Walter Meester
HoogkarspelPays-Bas
>Walter, back in 2003 I received an unhappy e-mail from a fellow UT'er saying how he'd lost business because a prominent (ex)-VFP guru had trashed VFP to the customer and promoted Stored Procedures and NET. Apparently the customer got scared +++ and chose neither of them after having almost signed with the VFP crew. That's a very big and very real risk, especially since MS's "diwfp" treatment (damn it with faint praise) is now likely to be an obituary notice from customer-facing functionaries in local MS branches. For generic IT consultants, that's a "game over" issue.

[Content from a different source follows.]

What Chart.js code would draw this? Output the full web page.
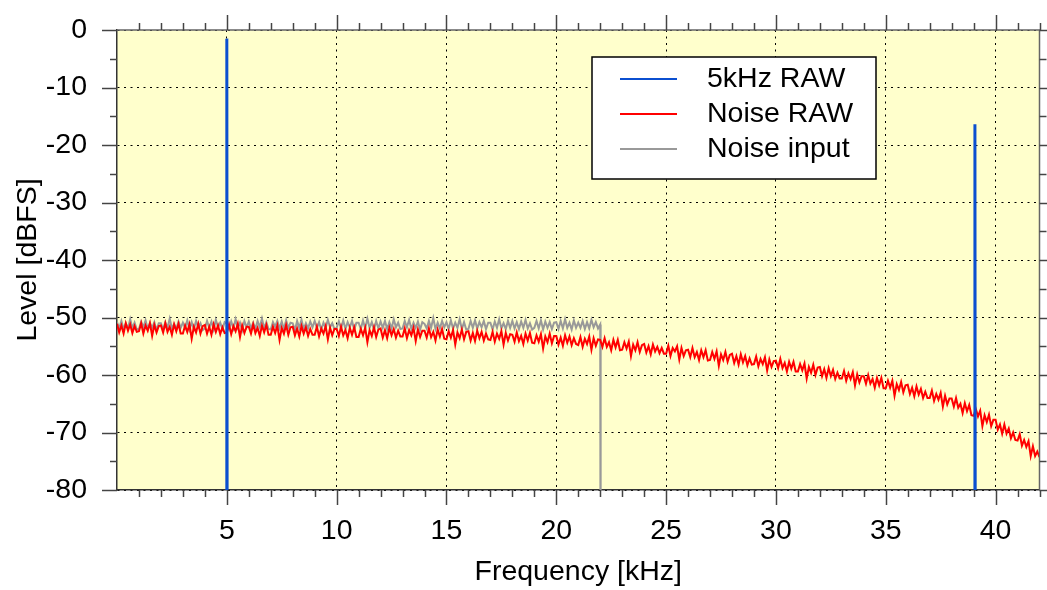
<!DOCTYPE html>
<html>
<head>
<meta charset="utf-8">
<title>Level vs Frequency</title>
<script src="https://cdn.jsdelivr.net/npm/chart.js@4.4.0/dist/chart.umd.min.js"></script>
<style>
body{margin:0;background:#fff;}
#wrap{width:1047px;height:590px;}
</style>
</head>
<body>
<div id="wrap"><canvas id="myChart" width="1047" height="590"></canvas></div>
<script>
// axis ticks
const xTickValues = [5, 10, 15, 20, 25, 30, 35, 40];
const xMinorValues = [1,2,3,4,6,7,8,9,11,12,13,14,16,17,18,19,21,22,23,24,26,27,28,29,31,32,33,34,36,37,38,39,41,42];
const yTickValues = [0, -10, -20, -30, -40, -50, -60, -70, -80];
const yMinorValues = [-5, -15, -25, -35, -45, -55, -65, -75];

// series names
const seriesNames = ['5kHz RAW', 'Noise RAW', 'Noise input'];

// 5kHz RAW: two narrow spikes, floor is below the visible range
const toneFreq = [4.98, 5.0, 5.02, 39.04, 39.06, 39.08];
const toneLevel = [-120, -1.5, -120, -120, -16.4, -120];

// noise curves read every 0.1 kHz starting at 0 kHz (one row = 1 kHz)
const noiseStep = 0.1;
const noiseRaw = [
 -51.1, -52.6, -51.4, -52.8, -51.0, -52.3, -51.2, -52.7, -51.5, -52.5,
 -52.4, -51.0, -52.8, -51.4, -52.3, -51.0, -53.2, -51.3, -52.6, -51.5,
 -51.4, -52.6, -51.0, -52.5, -51.6, -53.0, -51.2, -52.4, -51.1, -52.8,
 -52.8, -51.4, -52.5, -51.2, -53.7, -51.6, -52.6, -51.1, -52.8, -51.5,
 -51.3, -52.8, -51.6, -53.0, -51.2, -52.5, -51.4, -52.9, -51.7, -52.7,
 -52.6, -51.2, -52.9, -51.5, -52.4, -51.1, -53.4, -51.4, -52.7, -51.6,
 -51.6, -52.8, -51.2, -52.7, -51.8, -53.2, -51.4, -52.6, -51.3, -53.0,
 -53.0, -51.6, -52.7, -51.4, -53.9, -51.8, -52.8, -51.3, -53.0, -51.7,
 -51.6, -53.1, -51.9, -53.3, -51.5, -52.8, -51.7, -53.2, -52.0, -53.0,
 -53.0, -51.6, -53.3, -51.9, -52.8, -51.5, -53.8, -51.8, -53.1, -52.0,
 -52.0, -53.2, -51.6, -53.1, -52.2, -53.6, -51.8, -53.0, -51.7, -53.4,
 -53.4, -52.0, -53.1, -51.8, -54.3, -52.2, -53.2, -51.7, -53.4, -52.1,
 -51.9, -53.5, -52.2, -53.6, -51.8, -53.1, -52.0, -53.5, -52.3, -53.3,
 -53.3, -51.9, -53.6, -52.2, -53.1, -51.8, -54.1, -52.1, -53.4, -52.3,
 -52.3, -53.5, -51.9, -53.4, -52.5, -54.0, -52.1, -53.3, -52.0, -53.7,
 -53.8, -52.4, -53.5, -52.2, -54.7, -52.6, -53.6, -52.1, -53.8, -52.5,
 -52.4, -54.0, -52.7, -54.1, -52.3, -53.6, -52.5, -54.0, -52.8, -53.8,
 -53.9, -52.5, -54.2, -52.8, -53.7, -52.4, -54.7, -52.7, -54.0, -52.9,
 -53.0, -54.2, -52.6, -54.1, -53.2, -54.6, -52.8, -54.0, -52.7, -54.4,
 -54.5, -53.1, -54.2, -52.9, -55.4, -53.3, -54.3, -52.8, -54.5, -53.2,
 -53.2, -54.7, -53.5, -54.9, -53.1, -54.4, -53.3, -54.8, -53.6, -54.6,
 -54.8, -53.4, -55.1, -53.7, -54.6, -53.3, -55.6, -53.6, -54.9, -53.8,
 -53.9, -55.1, -53.6, -55.1, -54.3, -55.7, -53.9, -55.2, -53.9, -55.7,
 -55.6, -54.3, -55.4, -54.2, -56.7, -54.7, -55.7, -54.3, -56.0, -54.8,
 -54.6, -56.1, -55.0, -56.4, -54.7, -55.9, -55.1, -56.2, -55.3, -56.3,
 -56.3, -54.9, -56.7, -55.3, -55.9, -55.0, -57.3, -55.3, -56.7, -55.7,
 -55.6, -56.9, -55.3, -56.9, -56.0, -57.4, -55.7, -56.9, -55.7, -57.5,
 -57.4, -56.0, -57.2, -55.9, -58.4, -56.4, -57.4, -56.0, -57.7, -56.5,
 -56.3, -57.9, -56.7, -58.2, -56.4, -57.8, -56.7, -58.3, -57.1, -58.2,
 -58.1, -56.8, -58.5, -57.2, -58.1, -56.9, -59.2, -57.3, -58.6, -57.6,
 -57.5, -58.8, -57.2, -58.8, -57.9, -59.4, -57.7, -58.9, -57.7, -59.4,
 -59.4, -58.1, -59.2, -58.0, -60.6, -58.6, -59.6, -58.2, -60.0, -58.7,
 -58.6, -60.2, -59.0, -60.5, -58.8, -60.2, -59.1, -60.7, -59.6, -60.6,
 -60.6, -59.3, -61.0, -59.7, -60.7, -59.5, -61.8, -59.9, -61.3, -60.2,
 -60.2, -61.5, -60.0, -61.5, -60.7, -62.2, -60.5, -61.8, -60.5, -62.3,
 -62.3, -61.0, -62.2, -61.0, -63.6, -61.6, -62.6, -61.2, -63.0, -61.8,
 -61.7, -63.3, -62.2, -63.7, -62.0, -63.4, -62.4, -64.0, -62.9, -64.0,
 -64.0, -62.7, -64.5, -63.3, -64.3, -63.1, -65.5, -63.6, -65.1, -64.1,
 -64.1, -65.5, -64.0, -65.7, -65.0, -66.6, -64.9, -66.3, -65.2, -67.0,
 -67.1, -65.9, -67.2, -66.2, -68.9, -67.0, -68.2, -66.9, -68.9, -67.8,
 -67.8, -69.5, -68.6, -70.2, -68.6, -70.2, -69.3, -71.0, -70.0, -71.3,
 -71.4, -70.3, -72.3, -71.3, -72.5, -71.5, -74.1, -72.4, -74.1, -73.3,
 -74.3
];
const noiseInput = [
 -50.8, -51.9, -50.6, -52.0, -51.0, -51.9, -50.3, -51.8, -50.9, -52.1,
 -52.0, -50.7, -51.7, -50.5, -52.0, -50.9, -51.8, -50.8, -52.2, -51.0,
 -51.0, -52.1, -50.8, -51.8, -50.2, -51.9, -51.1, -52.0, -50.7, -51.8,
 -50.9, -51.8, -50.5, -52.1, -50.8, -52.0, -50.6, -51.7, -51.0, -52.2,
 -51.9, -50.6, -51.8, -50.7, -52.1, -50.4, -51.7, -50.9, -52.0, -50.8,
 -51.1, -52.0, -50.7, -51.9, -50.3, -51.8, -50.9, -52.2, -50.6, -51.7,
 -50.7, -51.9, -50.9, -52.0, -50.6, -51.7, -50.2, -51.9, -50.8, -52.0,
 -52.1, -50.8, -51.6, -50.6, -51.9, -50.7, -52.0, -50.5, -51.8, -50.9,
 -51.0, -52.2, -50.6, -51.8, -50.4, -52.0, -51.0, -51.9, -50.7, -51.7,
 -50.6, -51.8, -50.8, -52.1, -50.9, -51.8, -50.4, -51.7, -51.0, -52.0,
 -51.8, -50.7, -51.9, -50.5, -52.0, -50.8, -51.7, -50.6, -52.1, -50.9,
 -50.9, -52.0, -50.5, -51.9, -50.2, -51.8, -50.8, -52.1, -50.6, -51.9,
 -50.7, -51.8, -50.6, -52.0, -50.8, -51.9, -50.3, -51.7, -50.9, -52.0,
 -51.9, -50.6, -51.7, -50.4, -52.0, -50.9, -51.8, -50.7, -52.1, -50.8,
 -51.1, -51.9, -50.6, -51.8, -50.1, -52.0, -50.9, -51.9, -50.6, -51.7,
 -50.8, -52.0, -50.5, -51.9, -50.9, -51.8, -50.3, -52.0, -50.8, -52.1,
 -52.0, -50.6, -51.8, -50.5, -51.9, -50.8, -51.7, -50.6, -52.0, -50.9,
 -50.9, -52.1, -50.7, -51.8, -50.3, -51.9, -51.0, -52.0, -50.6, -51.8,
 -50.6, -51.9, -50.8, -52.0, -50.7, -51.8, -50.4, -51.9, -51.0, -52.1,
 -51.8, -50.6, -51.9, -50.5, -52.1, -50.7, -51.8, -50.8, -52.0, -50.9,
 -50.8, -52.0, -50.6, -51.9, -50.3, -51.8, -50.9, -52.1, -50.5, -51.8,
 -50.9, -51.8, -50.6, -52.0, -50.8, -51.9, -50.4, -51.7, -50.8, -51.9,
 -51.2
];
// input noise is cut off just after 22 kHz
const inputCutFreq = [22.02];
const inputCutLevel = [-120];

const fontFamily = '"Liberation Sans", Arial, sans-serif';

function toPoints(freqs, levels) {
  var pts = [];
  for (var i = 0; i < levels.length; i++) {
    pts.push({x: freqs[i], y: levels[i]});
  }
  return pts;
}
function stepPoints(levels) {
  var pts = [];
  for (var i = 0; i < levels.length; i++) {
    pts.push({x: +(i * noiseStep).toFixed(2), y: levels[i]});
  }
  return pts;
}

var inputPts = stepPoints(noiseInput).concat(toPoints(inputCutFreq, inputCutLevel));

// yellow plot background
const plotBg = {
  id: 'plotBg',
  beforeDraw(chart) {
    const {ctx, chartArea: a} = chart;
    ctx.save();
    ctx.fillStyle = '#ffffcc';
    ctx.fillRect(a.left, a.top, a.right - a.left, a.bottom - a.top);
    ctx.restore();
  }
};

// outward ticks on all four sides plus top/right frame
const frameTicks = {
  id: 'frameTicks',
  afterDraw(chart) {
    const {ctx, chartArea: a} = chart;
    const x = chart.scales.x, y = chart.scales.y;
    ctx.save();
    ctx.lineWidth = 1.5;
    ctx.strokeStyle = '#666';
    ctx.beginPath();
    ctx.moveTo(a.left, a.top); ctx.lineTo(a.right, a.top); ctx.lineTo(a.right, a.bottom);
    ctx.stroke();
    ctx.strokeStyle = '#444';
    function seg(x1, y1, x2, y2) { ctx.beginPath(); ctx.moveTo(x1, y1); ctx.lineTo(x2, y2); ctx.stroke(); }
    xTickValues.forEach(function(v) {
      var p = Math.round(x.getPixelForValue(v)) + 0.5;
      seg(p, a.bottom, p, a.bottom + 15);
      seg(p, a.top, p, a.top - 15);
    });
    xMinorValues.forEach(function(v) {
      var p = Math.round(x.getPixelForValue(v)) + 0.5;
      seg(p, a.bottom, p, a.bottom + 7);
      seg(p, a.top, p, a.top - 7);
    });
    yTickValues.forEach(function(v) {
      var p = Math.round(y.getPixelForValue(v)) + 0.5;
      seg(a.left - 15, p, a.left, p);
      seg(a.right, p, a.right + 15, p);
    });
    yMinorValues.forEach(function(v) {
      var p = Math.round(y.getPixelForValue(v)) + 0.5;
      seg(a.left - 7, p, a.left, p);
      seg(a.right, p, a.right + 7, p);
    });
    ctx.restore();
  }
};

// boxed legend inside the plot, upper right
const boxLegend = {
  id: 'boxLegend',
  afterDraw(chart) {
    const ctx = chart.ctx;
    const bx = 592, by = 57, bw = 284, bh = 122;
    ctx.save();
    ctx.fillStyle = '#ffffff';
    ctx.fillRect(bx, by, bw, bh);
    ctx.strokeStyle = '#000';
    ctx.lineWidth = 1.5;
    ctx.strokeRect(bx, by, bw, bh);
    ctx.font = '28.5px ' + fontFamily;
    ctx.textBaseline = 'middle';
    ctx.fillStyle = '#000';
    chart.data.datasets.forEach(function(ds, i) {
      var ly = 79 + i * 35;
      ctx.strokeStyle = ds.borderColor;
      ctx.lineWidth = 2;
      ctx.beginPath(); ctx.moveTo(620, ly); ctx.lineTo(677, ly); ctx.stroke();
      ctx.fillText(ds.label, 707, ly);
    });
    ctx.restore();
  }
};

var ctx = document.getElementById('myChart').getContext('2d');
var myChart = new Chart(ctx, {
  type: 'line',
  data: {
    datasets: [{
      label: seriesNames[0],
      data: toPoints(toneFreq, toneLevel),
      borderColor: '#0b4fd0',
      borderWidth: 3
    }, {
      label: seriesNames[1],
      data: stepPoints(noiseRaw),
      borderColor: '#ff0000',
      borderWidth: 2
    }, {
      label: seriesNames[2],
      data: inputPts,
      borderColor: '#999999',
      borderWidth: 2
    }]
  },
  options: {
    responsive: false,
    animation: false,
    devicePixelRatio: 1,
    elements: { point: { radius: 0 }, line: { tension: 0 } },
    layout: { padding: { top: 30, right: 7.5, left: 0, bottom: 0 } },
    plugins: { legend: { display: false }, tooltip: { enabled: false } },
    scales: {
      x: {
        type: 'linear',
        min: 0,
        max: 42,
        afterBuildTicks: function(s) { s.ticks = xTickValues.map(function(v) { return {value: v}; }); },
        afterFit: function(s) { s.height = 100; },
        grid: { color: '#000', lineWidth: 1, drawTicks: true, tickLength: 22, tickColor: 'rgba(0,0,0,0)' },
        border: { display: true, color: '#333', width: 1.5, dash: [2, 4.5] },
        ticks: { color: '#000', padding: 2, maxRotation: 0, font: { family: fontFamily, size: 28.5 } },
        title: { display: true, text: 'Frequency [kHz]', color: '#000', padding: { top: 0, bottom: 1 },
          font: { family: fontFamily, size: 28.5 } }
      },
      y: {
        min: -80,
        max: 0,
        afterBuildTicks: function(s) { s.ticks = yTickValues.map(function(v) { return {value: v}; }); },
        afterFit: function(s) { s.width = 117; },
        grid: { color: '#000', lineWidth: 1, drawTicks: true, tickLength: 28, tickColor: 'rgba(0,0,0,0)' },
        border: { display: true, color: '#333', width: 1.5, dash: [2, 4.5] },
        ticks: { color: '#000', padding: 2, font: { family: fontFamily, size: 28.5 } },
        title: { display: true, text: 'Level [dBFS]', color: '#000', padding: { top: 11, bottom: 0 },
          font: { family: fontFamily, size: 28.5 } }
      }
    }
  },
  plugins: [plotBg, frameTicks, boxLegend]
});
</script>
</body>
</html>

Hmmmm, you might have a little point, however VFP always was a hard sell anyways anywhere you had to sell it. The situation has not changed that much from 'VFPx is the last version' and 'MS is not continueing development' in 10 years time to the official announcement.
>IMHO that explains the comprehension rift here. People whose value proposition is "expertise in this or that tool" rather than "expertise in this business niche" have little choice but to follow vendor signals- preferably as early adopters to cherry-pick the best opportunities and earn revenue from those who come after. There's nothing wrong with that, just as there's nothing wrong with continuing to use VFP if it makes best business sense with your domain expertise and customer relationships. As always, the problem comes when individuals assume that their own anecdote is the only truth out there. No I'm not saying you did that ;-) I'm just saying that there is a reason why this difference of opinion seems to keep arising.
And I totally agree, which is exactly my point.